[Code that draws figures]
┌────────
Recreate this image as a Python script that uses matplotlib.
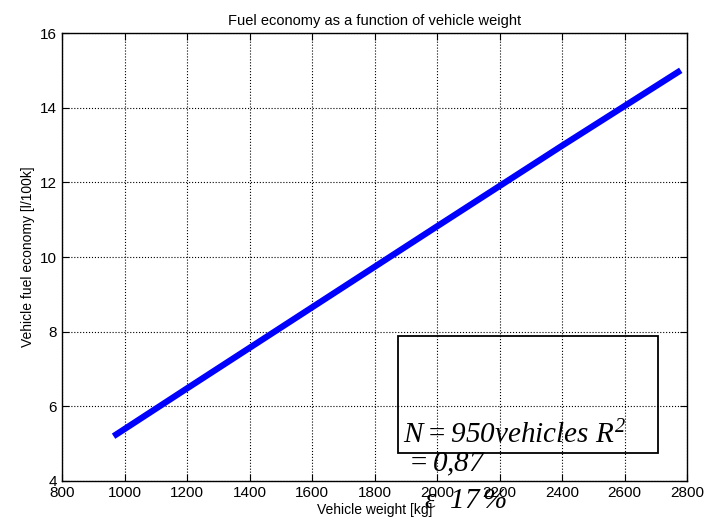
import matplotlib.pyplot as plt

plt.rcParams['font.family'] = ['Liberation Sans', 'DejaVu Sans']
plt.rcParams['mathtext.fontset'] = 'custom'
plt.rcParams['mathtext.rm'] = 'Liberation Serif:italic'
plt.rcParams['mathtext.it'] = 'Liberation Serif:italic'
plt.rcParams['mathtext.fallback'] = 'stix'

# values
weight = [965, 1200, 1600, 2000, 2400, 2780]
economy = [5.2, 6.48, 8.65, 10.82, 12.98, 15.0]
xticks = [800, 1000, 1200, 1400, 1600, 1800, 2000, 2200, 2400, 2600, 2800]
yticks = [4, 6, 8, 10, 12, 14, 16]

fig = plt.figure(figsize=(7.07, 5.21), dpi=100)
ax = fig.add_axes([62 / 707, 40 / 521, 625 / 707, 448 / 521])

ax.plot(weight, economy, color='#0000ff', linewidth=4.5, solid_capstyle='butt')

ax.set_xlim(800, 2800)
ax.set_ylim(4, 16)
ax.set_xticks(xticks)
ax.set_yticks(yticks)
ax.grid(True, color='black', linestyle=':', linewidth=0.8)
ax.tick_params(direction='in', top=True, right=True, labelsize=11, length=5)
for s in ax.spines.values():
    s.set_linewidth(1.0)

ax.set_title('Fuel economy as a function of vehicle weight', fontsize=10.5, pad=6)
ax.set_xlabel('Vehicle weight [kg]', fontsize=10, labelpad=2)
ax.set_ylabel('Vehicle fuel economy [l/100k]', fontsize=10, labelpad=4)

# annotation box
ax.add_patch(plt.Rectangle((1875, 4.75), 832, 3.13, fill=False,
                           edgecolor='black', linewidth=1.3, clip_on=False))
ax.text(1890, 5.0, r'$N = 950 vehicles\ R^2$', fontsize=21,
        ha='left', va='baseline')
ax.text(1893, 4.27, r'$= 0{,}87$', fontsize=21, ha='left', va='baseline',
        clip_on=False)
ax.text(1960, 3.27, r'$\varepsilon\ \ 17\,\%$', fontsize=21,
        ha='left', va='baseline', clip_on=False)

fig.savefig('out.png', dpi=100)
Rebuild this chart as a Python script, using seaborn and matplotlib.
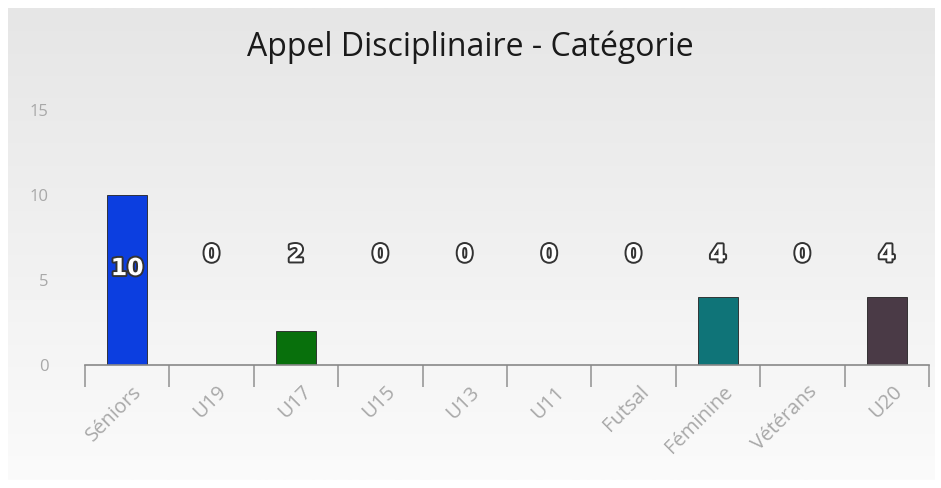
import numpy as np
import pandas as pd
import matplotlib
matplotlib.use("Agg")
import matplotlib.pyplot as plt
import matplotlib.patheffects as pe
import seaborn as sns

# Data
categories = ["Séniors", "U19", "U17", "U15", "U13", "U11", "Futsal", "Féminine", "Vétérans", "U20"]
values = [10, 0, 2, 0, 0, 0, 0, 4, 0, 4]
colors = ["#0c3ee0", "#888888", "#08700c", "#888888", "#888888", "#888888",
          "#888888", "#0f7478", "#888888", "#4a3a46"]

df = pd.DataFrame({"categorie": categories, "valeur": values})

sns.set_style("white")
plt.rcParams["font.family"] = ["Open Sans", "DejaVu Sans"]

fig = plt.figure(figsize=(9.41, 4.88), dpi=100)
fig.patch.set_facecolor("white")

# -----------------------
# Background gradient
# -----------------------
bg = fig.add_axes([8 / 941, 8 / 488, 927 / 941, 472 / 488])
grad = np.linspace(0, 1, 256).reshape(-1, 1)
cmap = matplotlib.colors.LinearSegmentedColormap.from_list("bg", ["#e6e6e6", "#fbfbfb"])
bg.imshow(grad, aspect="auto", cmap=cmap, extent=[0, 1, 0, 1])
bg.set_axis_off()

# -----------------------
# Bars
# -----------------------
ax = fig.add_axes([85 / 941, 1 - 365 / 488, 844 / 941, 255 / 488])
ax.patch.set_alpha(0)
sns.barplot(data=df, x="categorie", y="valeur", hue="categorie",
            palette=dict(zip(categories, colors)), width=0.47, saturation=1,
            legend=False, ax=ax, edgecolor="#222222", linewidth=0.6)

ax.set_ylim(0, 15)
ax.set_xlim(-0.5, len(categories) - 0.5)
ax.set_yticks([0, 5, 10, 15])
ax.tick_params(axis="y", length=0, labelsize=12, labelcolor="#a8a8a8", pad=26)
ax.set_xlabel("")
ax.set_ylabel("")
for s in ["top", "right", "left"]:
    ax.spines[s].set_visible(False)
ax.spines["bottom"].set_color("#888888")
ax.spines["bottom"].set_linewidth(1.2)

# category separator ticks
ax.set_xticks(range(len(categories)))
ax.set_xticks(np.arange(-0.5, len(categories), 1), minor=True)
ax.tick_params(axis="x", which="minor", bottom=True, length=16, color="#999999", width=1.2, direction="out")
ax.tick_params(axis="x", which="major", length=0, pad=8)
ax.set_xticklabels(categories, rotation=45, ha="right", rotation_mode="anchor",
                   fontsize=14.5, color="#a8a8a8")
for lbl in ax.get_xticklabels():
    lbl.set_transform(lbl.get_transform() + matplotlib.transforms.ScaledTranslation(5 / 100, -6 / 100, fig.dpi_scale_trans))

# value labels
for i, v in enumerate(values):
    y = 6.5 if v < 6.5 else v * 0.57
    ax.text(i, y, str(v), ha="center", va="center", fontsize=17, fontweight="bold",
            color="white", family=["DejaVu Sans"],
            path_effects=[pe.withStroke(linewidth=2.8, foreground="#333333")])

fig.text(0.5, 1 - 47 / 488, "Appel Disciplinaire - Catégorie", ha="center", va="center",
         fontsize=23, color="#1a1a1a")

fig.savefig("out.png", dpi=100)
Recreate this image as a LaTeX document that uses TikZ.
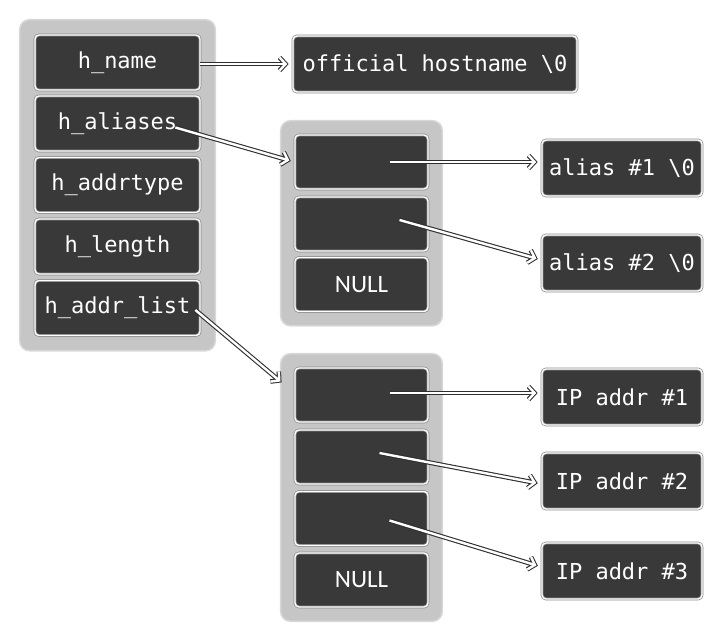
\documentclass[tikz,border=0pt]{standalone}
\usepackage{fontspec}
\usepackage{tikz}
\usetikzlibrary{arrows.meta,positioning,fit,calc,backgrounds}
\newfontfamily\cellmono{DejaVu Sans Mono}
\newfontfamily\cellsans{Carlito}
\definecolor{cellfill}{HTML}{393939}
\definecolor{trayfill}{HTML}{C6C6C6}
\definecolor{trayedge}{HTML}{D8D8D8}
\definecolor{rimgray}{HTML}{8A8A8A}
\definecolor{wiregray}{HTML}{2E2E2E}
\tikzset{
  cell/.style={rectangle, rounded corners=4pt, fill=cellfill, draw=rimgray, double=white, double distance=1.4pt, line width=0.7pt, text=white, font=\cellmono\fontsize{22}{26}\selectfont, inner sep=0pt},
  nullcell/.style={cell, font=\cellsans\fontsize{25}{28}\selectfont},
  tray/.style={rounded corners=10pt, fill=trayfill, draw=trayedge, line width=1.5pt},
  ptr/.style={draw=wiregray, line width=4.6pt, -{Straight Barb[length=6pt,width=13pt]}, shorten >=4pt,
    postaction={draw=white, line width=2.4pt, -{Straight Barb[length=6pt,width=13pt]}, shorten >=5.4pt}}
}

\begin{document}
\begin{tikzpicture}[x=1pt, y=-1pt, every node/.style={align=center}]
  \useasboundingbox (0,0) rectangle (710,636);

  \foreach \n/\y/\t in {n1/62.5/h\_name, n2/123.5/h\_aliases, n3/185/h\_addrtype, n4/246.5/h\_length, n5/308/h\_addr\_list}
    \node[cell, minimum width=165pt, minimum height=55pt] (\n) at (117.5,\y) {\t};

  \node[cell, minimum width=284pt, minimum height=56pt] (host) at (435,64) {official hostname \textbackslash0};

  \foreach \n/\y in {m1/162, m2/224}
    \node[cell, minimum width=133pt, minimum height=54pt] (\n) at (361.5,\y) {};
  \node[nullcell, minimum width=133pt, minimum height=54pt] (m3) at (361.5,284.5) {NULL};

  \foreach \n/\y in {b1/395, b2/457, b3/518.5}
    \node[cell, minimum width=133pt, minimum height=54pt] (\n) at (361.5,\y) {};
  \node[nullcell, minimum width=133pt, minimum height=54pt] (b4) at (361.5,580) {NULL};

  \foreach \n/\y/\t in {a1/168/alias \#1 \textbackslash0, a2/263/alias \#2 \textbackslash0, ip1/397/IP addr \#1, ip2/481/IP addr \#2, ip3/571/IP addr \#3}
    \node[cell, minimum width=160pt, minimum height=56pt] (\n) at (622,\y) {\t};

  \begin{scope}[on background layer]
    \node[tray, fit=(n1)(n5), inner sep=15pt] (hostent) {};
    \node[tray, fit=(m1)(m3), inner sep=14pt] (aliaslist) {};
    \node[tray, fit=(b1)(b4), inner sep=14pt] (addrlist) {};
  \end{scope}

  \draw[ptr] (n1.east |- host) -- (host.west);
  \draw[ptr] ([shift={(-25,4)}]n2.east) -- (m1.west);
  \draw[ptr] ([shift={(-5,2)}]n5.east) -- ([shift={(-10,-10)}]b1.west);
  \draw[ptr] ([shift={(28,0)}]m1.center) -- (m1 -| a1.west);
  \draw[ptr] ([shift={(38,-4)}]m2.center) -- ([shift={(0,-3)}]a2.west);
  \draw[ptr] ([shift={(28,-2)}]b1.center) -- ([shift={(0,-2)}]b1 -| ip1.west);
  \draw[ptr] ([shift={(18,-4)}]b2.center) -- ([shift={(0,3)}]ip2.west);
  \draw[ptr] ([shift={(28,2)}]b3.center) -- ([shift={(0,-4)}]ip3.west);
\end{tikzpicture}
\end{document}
└────────
* [THE EXERCISE] Identify the lines of the entries containing the string "script". Copy each such line.

* [OUTPUT OF THE TASK]
Recreate this image as a Python script that uses matplotlib.
Rebuild this chart as a Python script, using seaborn and matplotlib.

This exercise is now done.